The High Court decision of 23 January revealed that the manner in which Subsidiary Protection applications are decided may be in contravention of a fundamental principle of EU law, the right to be heard. This broad principle, which is also contained in the Charter of Fundamental Rights of the European Union, includes the right to fair legal process in all judicial proceedings.  This is absent in the Irish system because Subsidiary Protection applications have been treated as part of the asylum process and applicants have therefore been denied the opportunity of a fair hearing if refused Subsidiary Protection.

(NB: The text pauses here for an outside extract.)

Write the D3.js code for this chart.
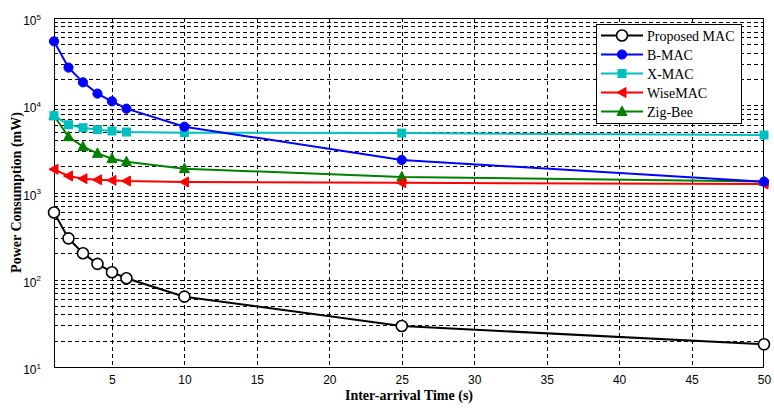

“The split procedure creates an additional layer of decision-making with all the associated costs and delays.  As recently as October 2012, the Supreme Court noted that the multiple challenges that come about in a split process places a burden on the court’s time, as well as lengthening the amount of time that an asylum seeker requires accommodation and support.

“This adds up to an unnecessary financial cost to the taxpayer and a huge cost to applicants,” adds Sue Conlan.

 

 

-ENDS-

 

Further information:

 

Sharon Waters                  085 8585 510 / Sharon@irishrefugeecouncil.ie

 

Notes:

  •  In M.M. v Minister for Justice and Law Reform (High Court, 23 January 2013), Mr Justice Gerard Hogan found that an applicant for Subsidiary Protection must be granted an effective hearing and this would not be accomplished where the Minister relied solely on the negative findings made during the failed application for asylum.  The judgment was handed down following a reference to the European Court of Justice.  A full copy of the judgment is available, please contact Sharon@irishrefugeecouncil.ie.
  • Mr Justice Clarke in the Supreme Court discussed the problems associated with the split procedure in Okunade v Minister for Justice on 16th of October 2012.
  • Subsidiary Protection is granted where a person who does not qualify as a refugee can show substantial grounds for believing that he/she would face a real risk of suffering serious harm if returned to his/her country of origin. The rules surrounding Subsidiary Protection are governed by an EU Directive (Council Directive 2004/83/EC of 29 April 2004 on minimum standards for the qualification and status of third country nationals or stateless persons as refugees or as persons who otherwise need international protection and the content of the protection granted:

 http://eur-lex.europa.eu/LexUriServ/LexUriServ.do?uri=CELEX:32004L0083:EN:HTML )

  • Legislation to reform the protection and immigration systems has been brought forward on three occasions over the last decade.  The most recent version, the Immigration, Residence and Protection Bill 2010, was at committee stage when the previous Dáil fell.
  • The United Nation High Commissioner on Refugees submission to the Universal Periodic Review in 2011 stated that of the 40 grants of subsidiary protection made between 2006 and 2010 applicants waited on average four years from their original application for protection and a significant number waited for 5 years or more.